Once, we had guests stay here for five days, and the two guys just hung out. They brought a couple of big, stinky dogs, because we allow pets with no pet fee, and they were basically just slobs. For some reason, they drove up the driveway all the way up into the yard on the grass.

Martin's yard.

They didn't break anything or trash the house, but the house was pretty gross after they got out of there, so it took us a while to clean. A few months later, I didn't realize the same guest who had booked before was booking the house again.

Three days before he showed up, I realized, "Oh my God, this guy again?" So that was frustrating.

Another time, a guy said he and his friends were coming to stay. They stayed for like 10 days, and they trashed our house. I mean, just filth. Food wrappers stuffed under mattresses and behind beds. They had dumped a pot of cooked food in the flower bed in the front yard. They melted a remote control.

Given the extra cleaning and the damage that they did, I filed a reimbursement request with Airbnb for $160. I sent all the documentation.

The living room.

I wasn't asking for an exorbitant amount. And then they just paid me $10 total for a remote control. I would've rather they sent me $0.

[Ed note: When reached for comment about Martin's complaint, Airbnb said, "We thoroughly reviewed the photos submitted, as we do with all host damage claims, and partly reimbursed the host for the damage found. We value our hosts and do our best to support them throughout their hosting journey."]

After that, my husband and I made the decision that maybe this isn't going to be for us. My daughter and her girlfriend and their best friend live nice and close. They're in their mid-20s, living in college apartments, so we agreed to let the girls come rent it.

We'll make about half the money we would normally make, but I now no longer have to be a cleaner. I don't have to replace all the snacks and water. I don't have to worry about replacing linens or towels or providing shampoo or any of that other stuff.

Going forward, I'm going to rent to my daughter instead

We don't use smart pricing — I just charged $125 a night and a $75 cleaning fee. If people stay for more than seven days or more than 15 days, then I'd give them a 10% or a 15% discount.

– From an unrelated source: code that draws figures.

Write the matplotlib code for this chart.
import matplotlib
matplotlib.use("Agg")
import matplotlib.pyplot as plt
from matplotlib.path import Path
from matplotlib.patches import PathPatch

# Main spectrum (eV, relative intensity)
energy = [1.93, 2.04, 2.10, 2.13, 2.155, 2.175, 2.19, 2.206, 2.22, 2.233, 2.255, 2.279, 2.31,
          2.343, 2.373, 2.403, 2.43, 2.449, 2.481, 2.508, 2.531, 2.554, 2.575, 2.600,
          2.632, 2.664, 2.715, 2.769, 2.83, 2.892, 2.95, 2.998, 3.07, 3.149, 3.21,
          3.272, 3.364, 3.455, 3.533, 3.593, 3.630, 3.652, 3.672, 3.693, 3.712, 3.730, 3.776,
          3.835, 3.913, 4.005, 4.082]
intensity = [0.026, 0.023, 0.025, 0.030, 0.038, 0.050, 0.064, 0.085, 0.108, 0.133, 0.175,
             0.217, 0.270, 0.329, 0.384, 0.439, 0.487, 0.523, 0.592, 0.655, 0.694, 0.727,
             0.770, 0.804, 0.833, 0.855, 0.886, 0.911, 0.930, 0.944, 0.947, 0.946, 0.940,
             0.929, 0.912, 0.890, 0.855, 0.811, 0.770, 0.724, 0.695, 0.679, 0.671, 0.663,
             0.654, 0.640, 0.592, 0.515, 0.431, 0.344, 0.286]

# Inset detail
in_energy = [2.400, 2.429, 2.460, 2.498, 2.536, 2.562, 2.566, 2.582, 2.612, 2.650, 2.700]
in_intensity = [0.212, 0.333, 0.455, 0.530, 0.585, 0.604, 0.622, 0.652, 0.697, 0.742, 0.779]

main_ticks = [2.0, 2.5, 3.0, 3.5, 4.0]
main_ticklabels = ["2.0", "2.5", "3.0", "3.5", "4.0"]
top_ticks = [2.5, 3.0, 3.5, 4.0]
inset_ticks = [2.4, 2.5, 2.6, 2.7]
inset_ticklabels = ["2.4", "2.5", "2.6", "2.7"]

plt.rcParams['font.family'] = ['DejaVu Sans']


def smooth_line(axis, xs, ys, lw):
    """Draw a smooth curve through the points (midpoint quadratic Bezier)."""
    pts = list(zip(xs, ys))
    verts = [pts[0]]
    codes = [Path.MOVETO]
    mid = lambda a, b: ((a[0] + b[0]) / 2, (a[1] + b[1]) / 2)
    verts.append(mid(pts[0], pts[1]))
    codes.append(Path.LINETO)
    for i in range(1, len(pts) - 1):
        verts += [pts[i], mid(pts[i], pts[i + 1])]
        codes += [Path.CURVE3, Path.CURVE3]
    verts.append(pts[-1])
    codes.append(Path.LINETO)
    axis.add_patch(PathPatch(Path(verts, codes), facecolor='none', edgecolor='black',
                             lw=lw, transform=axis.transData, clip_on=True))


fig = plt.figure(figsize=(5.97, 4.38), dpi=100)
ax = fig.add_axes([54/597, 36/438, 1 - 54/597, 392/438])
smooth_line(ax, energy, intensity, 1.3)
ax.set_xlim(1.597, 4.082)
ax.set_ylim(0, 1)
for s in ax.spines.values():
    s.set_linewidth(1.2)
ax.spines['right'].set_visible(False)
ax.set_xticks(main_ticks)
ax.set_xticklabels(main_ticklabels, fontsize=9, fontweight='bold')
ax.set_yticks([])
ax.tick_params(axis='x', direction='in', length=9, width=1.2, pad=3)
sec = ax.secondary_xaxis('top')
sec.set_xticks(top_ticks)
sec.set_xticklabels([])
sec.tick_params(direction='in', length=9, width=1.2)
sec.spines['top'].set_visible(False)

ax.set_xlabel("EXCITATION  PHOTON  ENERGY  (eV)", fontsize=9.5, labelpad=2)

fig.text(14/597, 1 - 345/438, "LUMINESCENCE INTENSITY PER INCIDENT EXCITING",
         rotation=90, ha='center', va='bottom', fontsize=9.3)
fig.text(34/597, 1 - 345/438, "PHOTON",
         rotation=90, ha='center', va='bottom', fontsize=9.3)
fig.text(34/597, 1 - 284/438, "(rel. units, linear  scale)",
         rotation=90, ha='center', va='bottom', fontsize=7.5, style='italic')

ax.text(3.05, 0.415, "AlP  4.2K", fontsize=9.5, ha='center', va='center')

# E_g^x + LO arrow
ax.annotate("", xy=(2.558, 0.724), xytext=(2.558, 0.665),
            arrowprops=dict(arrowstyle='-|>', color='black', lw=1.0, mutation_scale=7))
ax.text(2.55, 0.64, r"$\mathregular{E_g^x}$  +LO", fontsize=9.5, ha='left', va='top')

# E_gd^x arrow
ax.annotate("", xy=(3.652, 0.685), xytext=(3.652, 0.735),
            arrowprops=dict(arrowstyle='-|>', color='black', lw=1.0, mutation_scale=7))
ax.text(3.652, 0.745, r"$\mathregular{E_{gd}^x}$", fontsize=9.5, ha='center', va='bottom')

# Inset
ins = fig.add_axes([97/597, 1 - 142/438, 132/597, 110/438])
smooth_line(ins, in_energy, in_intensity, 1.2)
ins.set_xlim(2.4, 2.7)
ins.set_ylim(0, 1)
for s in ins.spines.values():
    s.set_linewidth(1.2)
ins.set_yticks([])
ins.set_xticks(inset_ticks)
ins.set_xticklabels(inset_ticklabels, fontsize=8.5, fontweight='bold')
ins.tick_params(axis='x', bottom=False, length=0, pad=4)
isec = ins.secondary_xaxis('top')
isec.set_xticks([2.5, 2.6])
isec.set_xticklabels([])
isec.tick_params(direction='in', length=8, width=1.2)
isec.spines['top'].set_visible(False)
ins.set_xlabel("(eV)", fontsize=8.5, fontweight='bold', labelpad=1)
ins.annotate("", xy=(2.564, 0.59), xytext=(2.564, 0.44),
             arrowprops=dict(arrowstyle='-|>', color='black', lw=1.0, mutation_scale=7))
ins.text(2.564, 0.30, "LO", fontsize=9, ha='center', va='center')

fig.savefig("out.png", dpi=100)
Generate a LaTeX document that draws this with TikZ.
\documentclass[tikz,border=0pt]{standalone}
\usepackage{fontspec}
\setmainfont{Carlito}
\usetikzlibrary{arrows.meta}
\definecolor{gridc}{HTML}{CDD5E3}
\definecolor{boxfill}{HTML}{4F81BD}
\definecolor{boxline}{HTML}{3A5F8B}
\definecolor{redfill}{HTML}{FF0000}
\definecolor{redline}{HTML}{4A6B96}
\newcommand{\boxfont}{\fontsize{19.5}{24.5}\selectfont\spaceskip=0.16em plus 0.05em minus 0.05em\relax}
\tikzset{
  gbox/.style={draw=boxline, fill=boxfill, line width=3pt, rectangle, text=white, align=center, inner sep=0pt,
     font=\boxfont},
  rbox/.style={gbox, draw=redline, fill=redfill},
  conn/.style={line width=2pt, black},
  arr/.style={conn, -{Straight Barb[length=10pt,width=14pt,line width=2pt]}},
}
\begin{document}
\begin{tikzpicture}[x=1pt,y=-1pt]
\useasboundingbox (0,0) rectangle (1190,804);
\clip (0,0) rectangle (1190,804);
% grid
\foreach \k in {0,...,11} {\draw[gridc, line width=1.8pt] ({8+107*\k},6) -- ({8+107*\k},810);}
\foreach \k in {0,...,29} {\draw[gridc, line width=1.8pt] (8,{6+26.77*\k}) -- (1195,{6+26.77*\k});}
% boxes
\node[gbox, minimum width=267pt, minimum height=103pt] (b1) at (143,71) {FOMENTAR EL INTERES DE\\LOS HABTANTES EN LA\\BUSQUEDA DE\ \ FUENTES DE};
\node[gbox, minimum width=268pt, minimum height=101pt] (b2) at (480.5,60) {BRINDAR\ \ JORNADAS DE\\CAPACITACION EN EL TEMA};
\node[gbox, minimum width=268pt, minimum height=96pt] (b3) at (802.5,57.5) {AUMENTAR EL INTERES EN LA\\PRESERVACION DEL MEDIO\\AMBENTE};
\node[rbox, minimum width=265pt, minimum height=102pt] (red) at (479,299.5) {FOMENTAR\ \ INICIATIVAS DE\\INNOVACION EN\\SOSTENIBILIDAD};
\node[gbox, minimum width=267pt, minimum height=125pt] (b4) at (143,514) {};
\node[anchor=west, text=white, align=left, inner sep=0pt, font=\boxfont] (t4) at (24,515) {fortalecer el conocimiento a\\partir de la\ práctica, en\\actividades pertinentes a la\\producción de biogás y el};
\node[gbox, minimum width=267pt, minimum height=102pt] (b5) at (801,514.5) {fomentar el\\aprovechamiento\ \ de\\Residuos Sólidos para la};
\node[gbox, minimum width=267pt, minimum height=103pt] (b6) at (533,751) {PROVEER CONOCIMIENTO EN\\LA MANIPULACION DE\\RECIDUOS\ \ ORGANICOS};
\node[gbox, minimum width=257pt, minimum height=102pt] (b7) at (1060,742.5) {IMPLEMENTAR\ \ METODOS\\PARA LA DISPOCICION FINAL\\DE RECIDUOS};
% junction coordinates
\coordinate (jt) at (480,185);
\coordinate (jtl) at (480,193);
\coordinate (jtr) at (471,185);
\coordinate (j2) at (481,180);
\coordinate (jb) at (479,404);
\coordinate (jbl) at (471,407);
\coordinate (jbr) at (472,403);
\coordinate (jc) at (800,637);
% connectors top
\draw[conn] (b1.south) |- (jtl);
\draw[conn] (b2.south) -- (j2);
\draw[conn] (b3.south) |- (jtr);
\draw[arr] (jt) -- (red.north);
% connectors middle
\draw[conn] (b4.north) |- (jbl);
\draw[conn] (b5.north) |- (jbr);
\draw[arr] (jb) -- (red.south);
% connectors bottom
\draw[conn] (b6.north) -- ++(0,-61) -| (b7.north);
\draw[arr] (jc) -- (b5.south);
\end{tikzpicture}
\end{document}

For a weekend stay, we're usually clearing about $325 for a two-night stay — and that could be one person, or it could be six people because we allow up to six, and we don't charge extra for anybody.

We're not a tourist town, so for the people we're serving, we're fulfilling some kind of need for them. People do not come to Dayton, Ohio, to hang out and live their lives.

So, typically, the people that are coming here are the same people that we would have coming if it were our family, and it was important to me that we provided someplace nice that people could also afford, without it being so cheap that we were getting guests who just showed up and trashed the place.

The kitchen.

We've hosted people who have unfortunately lost family members in tragic accidents, or we had one repeat guest who came because her dad was in assisted living, so she would come for the same long weekend at the beginning of every month for nine months, and she stayed with us every week or every month.

We had six bookings going into the new year already — mostly in March and April — so I reached out to each of them, explaining that I had to cancel their stays.

We've met some really cool people who have stayed with us multiple times, and it kind of sucks to take that option away from them.

The front of the Airbnb property on Martin's property.

Normally, we bring in about $2,300 a month on average. But we're going to charge my daughter and her roommates about $1,300 a month — and that includes all utilities.

But they're also going to be doing some yard work, which will save us some additional money. So I think it'll all end up coming out in the wash because we don't have to provide linens and snacks, and I don't have to pay somebody to come clean.

Once I'm healthy again and they decide to move on, then likely we will go to something like Furnish Finder and do something a little more long-term where I can have a little more control over it.

Axel Springer, Insider Inc.'s parent company, is an investor in Airbnb.